Your copy of the material must match it exactly, except that pictures are dropped.

- - - - - - -

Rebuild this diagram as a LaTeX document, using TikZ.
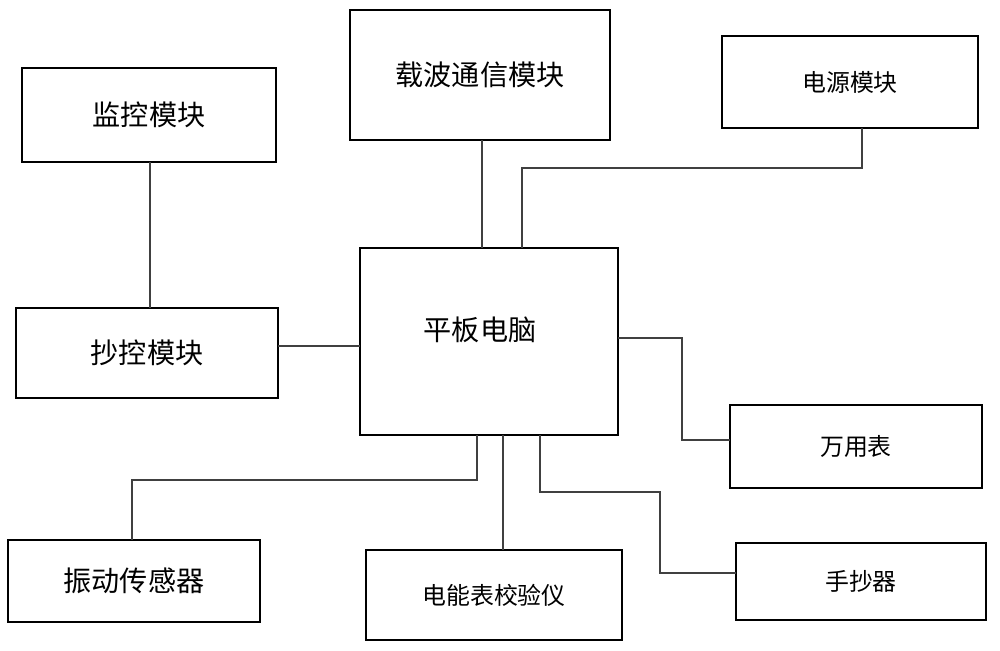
\documentclass[tikz,border=0pt]{standalone}
\usepackage{fontspec}
\setmainfont{Noto Sans CJK SC}
\begin{document}
\begin{tikzpicture}[x=0.025cm,y=-0.025cm,
  box/.style={draw,line width=1.4pt,inner sep=0pt},
  wire/.style={draw,line width=1.2pt,black!75}]
\useasboundingbox (0,0) rectangle (1000,651);
% boxes
\draw[box] (22,68) rectangle (276,162) node[midway,font=\fontsize{20}{24}\selectfont] (jk) {监控模块};
\draw[box] (350,10) rectangle (610,140) node[midway,font=\fontsize{20}{24}\selectfont] (zb) {载波通信模块};
\draw[box] (722,36) rectangle (978,128) node[midway,font=\fontsize{17}{20}\selectfont] (dy) {电源模块};
\draw[box] (16,308) rectangle (278,398) node[midway,font=\fontsize{20}{24}\selectfont] (ck) {抄控模块};
\draw[box] (360,248) rectangle (618,435);
\node[font=\fontsize{20}{24}\selectfont] (pb) at (480,330) {平板电脑};
\draw[box] (730,405) rectangle (982,488) node[midway,font=\fontsize{17}{20}\selectfont] (wy) {万用表};
\draw[box] (8,540) rectangle (260,622) node[midway,font=\fontsize{20}{24}\selectfont] (zd) {振动传感器};
\draw[box] (366,550) rectangle (622,640) node[midway,font=\fontsize{17}{20}\selectfont] (jy) {电能表校验仪};
\draw[box] (736,543) rectangle (986,620) node[midway,font=\fontsize{17}{20}\selectfont] (sc) {手抄器};
% connectors
\draw[wire] (150,162) -- (150,308);
\draw[wire] (278,346) -- (360,346);
\draw[wire] (482,140) -- (482,248);
\draw[wire] (862,128) -- (862,168) -- (522,168) -- (522,248);
\draw[wire] (618,338) -- (682,338) -- (682,440) -- (730,440);
\draw[wire] (540,435) -- (540,492) -- (660,492) -- (660,573) -- (736,573);
\draw[wire] (477,435) -- (477,480) -- (132,480) -- (132,540);
\draw[wire] (503,435) -- (503,550);
\end{tikzpicture}
\end{document}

- - - - - - -

Exercise result>
Rebuild this diagram as a LaTeX document, using TikZ.
\documentclass[tikz,border=0pt]{standalone}
\usepackage{fontspec}
\setmainfont{Noto Sans CJK SC}
\begin{document}
\begin{tikzpicture}[x=0.025cm,y=-0.025cm,
  box/.style={draw,line width=1.4pt,inner sep=0pt},
  wire/.style={draw,line width=1.2pt,black!75}]
\useasboundingbox (0,0) rectangle (1000,651);
% boxes
\draw[box] (22,68) rectangle (276,162) node[midway,font=\fontsize{20}{24}\selectfont] (jk) {监控模块};
\draw[box] (350,10) rectangle (610,140) node[midway,font=\fontsize{20}{24}\selectfont] (zb) {载波通信模块};
\draw[box] (722,36) rectangle (978,128) node[midway,font=\fontsize{17}{20}\selectfont] (dy) {电源模块};
\draw[box] (16,308) rectangle (278,398) node[midway,font=\fontsize{20}{24}\selectfont] (ck) {抄控模块};
\draw[box] (360,248) rectangle (618,435);
\node[font=\fontsize{20}{24}\selectfont] (pb) at (480,330) {平板电脑};
\draw[box] (730,405) rectangle (982,488) node[midway,font=\fontsize{17}{20}\selectfont] (wy) {万用表};
\draw[box] (8,540) rectangle (260,622) node[midway,font=\fontsize{20}{24}\selectfont] (zd) {振动传感器};
\draw[box] (366,550) rectangle (622,640) node[midway,font=\fontsize{17}{20}\selectfont] (jy) {电能表校验仪};
\draw[box] (736,543) rectangle (986,620) node[midway,font=\fontsize{17}{20}\selectfont] (sc) {手抄器};
% connectors
\draw[wire] (150,162) -- (150,308);
\draw[wire] (278,346) -- (360,346);
\draw[wire] (482,140) -- (482,248);
\draw[wire] (862,128) -- (862,168) -- (522,168) -- (522,248);
\draw[wire] (618,338) -- (682,338) -- (682,440) -- (730,440);
\draw[wire] (540,435) -- (540,492) -- (660,492) -- (660,573) -- (736,573);
\draw[wire] (477,435) -- (477,480) -- (132,480) -- (132,540);
\draw[wire] (503,435) -- (503,550);
\end{tikzpicture}
\end{document}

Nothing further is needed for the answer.